In una fotografia in bianco e nero Emilio Prini scriveva con una Olivetti Lettera 45 al centro di Is space bent or straight? (1967), l’igloo con lo scheletro di ferro e la calotta a moduli di vetro di Mario Merz, che concentrato lo osservava da fuori.
È una delle immagini, questa, in grado di raccontare l’amicizia fra i due artisti e una di quelle che ha ispirato Timotea Prini e Beatrice Merz per la mostra che la Fondazione Merz ha dedicato al lavoro di Emilio Prini, con un corpo di quaranta opere del periodo tra il 1967 e il 2016.
È un’occasione speciale e molto attesa per indagare un artista dalla poliedricità espansa, definito in vita enigmatico, schivo, sfuggente, ingannevole, elusivo e criptico.
L’arte di Prini non si ossida in linguaggi determinati ma, sempre a rischio di smaterializzazione, porta avanti la distruzione dell’oggetto artistico come un gioco molto serio.
La presenza in mostra di lavori di Mario e Marisa Merz restituisce una dimensione emotiva forte nella forma di dialoghi sottilissimi, che si concretizzano di sala in sala, tra le loro attitudini, il loro pensiero.

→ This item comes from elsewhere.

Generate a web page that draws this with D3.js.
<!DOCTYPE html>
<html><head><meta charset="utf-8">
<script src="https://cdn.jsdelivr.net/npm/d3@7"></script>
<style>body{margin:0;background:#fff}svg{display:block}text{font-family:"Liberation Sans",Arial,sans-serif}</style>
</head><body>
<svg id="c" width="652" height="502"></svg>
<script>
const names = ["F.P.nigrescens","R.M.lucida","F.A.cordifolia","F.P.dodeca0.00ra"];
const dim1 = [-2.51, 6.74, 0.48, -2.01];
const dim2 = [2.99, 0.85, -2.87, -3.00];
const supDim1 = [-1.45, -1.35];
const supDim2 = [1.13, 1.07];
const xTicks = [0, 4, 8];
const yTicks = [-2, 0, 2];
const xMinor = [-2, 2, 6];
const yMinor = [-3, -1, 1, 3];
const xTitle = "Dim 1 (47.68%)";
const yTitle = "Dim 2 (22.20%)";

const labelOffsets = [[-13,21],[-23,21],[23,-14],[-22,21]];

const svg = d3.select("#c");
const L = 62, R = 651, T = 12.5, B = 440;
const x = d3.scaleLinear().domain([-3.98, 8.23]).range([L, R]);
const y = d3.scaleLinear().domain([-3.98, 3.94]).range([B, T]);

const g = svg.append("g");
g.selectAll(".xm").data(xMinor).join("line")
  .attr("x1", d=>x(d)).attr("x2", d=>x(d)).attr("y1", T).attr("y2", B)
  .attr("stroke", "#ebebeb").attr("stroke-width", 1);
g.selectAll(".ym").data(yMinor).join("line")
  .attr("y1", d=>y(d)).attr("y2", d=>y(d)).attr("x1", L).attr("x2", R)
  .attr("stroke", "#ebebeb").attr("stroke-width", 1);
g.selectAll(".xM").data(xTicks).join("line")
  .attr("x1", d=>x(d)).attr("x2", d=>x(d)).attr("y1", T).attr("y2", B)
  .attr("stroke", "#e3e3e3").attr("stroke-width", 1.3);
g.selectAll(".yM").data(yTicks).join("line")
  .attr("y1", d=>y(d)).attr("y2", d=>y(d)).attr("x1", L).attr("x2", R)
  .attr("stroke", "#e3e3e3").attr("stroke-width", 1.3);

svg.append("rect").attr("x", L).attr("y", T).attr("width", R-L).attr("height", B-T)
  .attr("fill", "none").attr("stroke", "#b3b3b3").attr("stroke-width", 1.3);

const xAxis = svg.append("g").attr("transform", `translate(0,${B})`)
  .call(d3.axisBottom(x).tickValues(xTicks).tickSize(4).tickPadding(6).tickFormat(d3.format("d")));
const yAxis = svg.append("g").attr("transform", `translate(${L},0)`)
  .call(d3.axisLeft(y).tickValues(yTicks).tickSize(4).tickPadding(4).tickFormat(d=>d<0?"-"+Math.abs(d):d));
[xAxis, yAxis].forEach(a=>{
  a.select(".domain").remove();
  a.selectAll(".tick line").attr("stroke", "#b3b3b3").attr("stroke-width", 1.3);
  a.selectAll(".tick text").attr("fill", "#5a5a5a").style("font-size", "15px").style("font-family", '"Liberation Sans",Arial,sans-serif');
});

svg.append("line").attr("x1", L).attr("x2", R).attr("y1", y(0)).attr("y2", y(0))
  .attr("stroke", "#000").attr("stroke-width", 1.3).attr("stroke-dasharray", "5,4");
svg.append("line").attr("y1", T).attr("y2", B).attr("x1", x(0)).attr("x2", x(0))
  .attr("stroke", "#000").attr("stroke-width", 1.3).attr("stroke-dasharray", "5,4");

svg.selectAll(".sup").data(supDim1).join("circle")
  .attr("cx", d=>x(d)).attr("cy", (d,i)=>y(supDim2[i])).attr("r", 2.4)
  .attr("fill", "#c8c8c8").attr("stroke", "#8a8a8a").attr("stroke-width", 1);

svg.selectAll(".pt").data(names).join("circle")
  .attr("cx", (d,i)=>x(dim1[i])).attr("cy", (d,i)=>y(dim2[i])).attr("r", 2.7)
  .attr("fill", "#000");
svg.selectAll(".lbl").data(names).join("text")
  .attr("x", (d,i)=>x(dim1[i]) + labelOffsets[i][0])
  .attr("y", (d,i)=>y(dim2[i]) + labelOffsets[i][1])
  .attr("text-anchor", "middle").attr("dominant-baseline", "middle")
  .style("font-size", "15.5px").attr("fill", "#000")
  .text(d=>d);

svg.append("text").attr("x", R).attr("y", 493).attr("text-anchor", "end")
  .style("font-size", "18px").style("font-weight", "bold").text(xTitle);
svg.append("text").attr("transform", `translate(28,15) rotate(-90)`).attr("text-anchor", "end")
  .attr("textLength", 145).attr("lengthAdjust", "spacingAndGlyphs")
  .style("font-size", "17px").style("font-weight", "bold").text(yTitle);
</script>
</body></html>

Se il Bicchiere trapassato (1967) di Mario Merz è la dichiarazione di un agire distruttivo nei confronti degli oggetti, come unica possibilità per trasformarli in qualcosa di diverso, per Prini gli studi dello spazio attraverso il calco sono l’unica possibilità di (ri)produzione artistica, che rileva il reale e lo imprime in una visione nuova.
Il calco è il mezzo con cui rivedere, e rileggere in maniera ogni volta diversa, la realtà di uno spazio, sia esso quello della città di Genova (Muro in curva e Strada franata, 1967-1995) o quello di un foglio vuoto (Manifesto Bianco, 1980).

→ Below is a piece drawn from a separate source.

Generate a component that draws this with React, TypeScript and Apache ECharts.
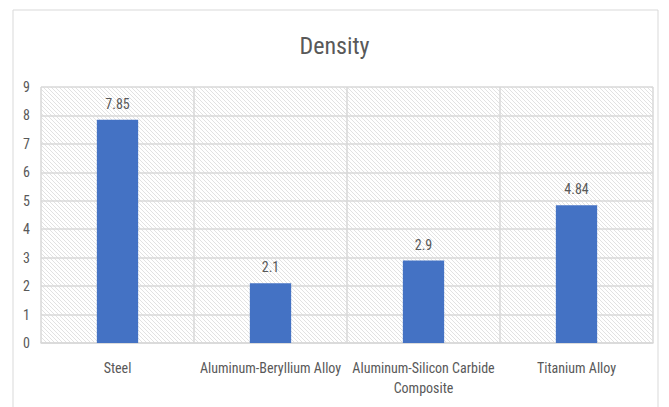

Prini procede per sottrazione, che è fisica quando elimina gli oggetti dallo spazio, e lo disegna attraverso scatti sonori e intermittenti di luci al neon (Perimetro d’aria, 1967), e che in La Pimpa e il Vuoto (2008) diventa narrativa, attraverso lo svuotamento del colore, la decontestualizzazione delle immagini e la sostituzione delle parole.
Il suo è un agire che si concretizza intorno alla negazione, all’elusione e quindi al vuoto vissuto come più pieno, alimentato da una pratica costante della contraddizione e del dubbio. Il cartello del film non fatto (1967-1968) ne è il manifesto.
La pratica del ricalcare porta con sé anche un’idea di consunzione, molto chiara nell’uso che Prini fa del mezzo fotografico, e il dittico di stampe con fondo oro del 1969 è emblematico in questo senso. La fotografia di una macchina fotografica è affiancata da diversi strumenti tecnologici molto cari all’artista (macchina da scrivere, registratore, proiettore e videocamera). Le due stampe sono la traccia del tentativo operato da Prini di usare questi strumenti in maniera estenuante fino alla smaterializzazione delle specifiche forme di registrazione audio video in immagini e scritti, e del completo logorio della tecnologia usata. Con un riferimento chiaro al consumismo, Prini porta anche avanti una riflessione sulla deperibilità del mezzo e dell’oggetto artistico.
Una coscienza che sorride al lavoro di Marisa Merz, che ha incarnato nelle sue opere l’ordine effimero delle cose, nella loro mobilità e fragilità come condizione stessa dell’esistenza, di cui Prini mette in salvo soltanto una traccia, un’impressione da consegnare al tempo.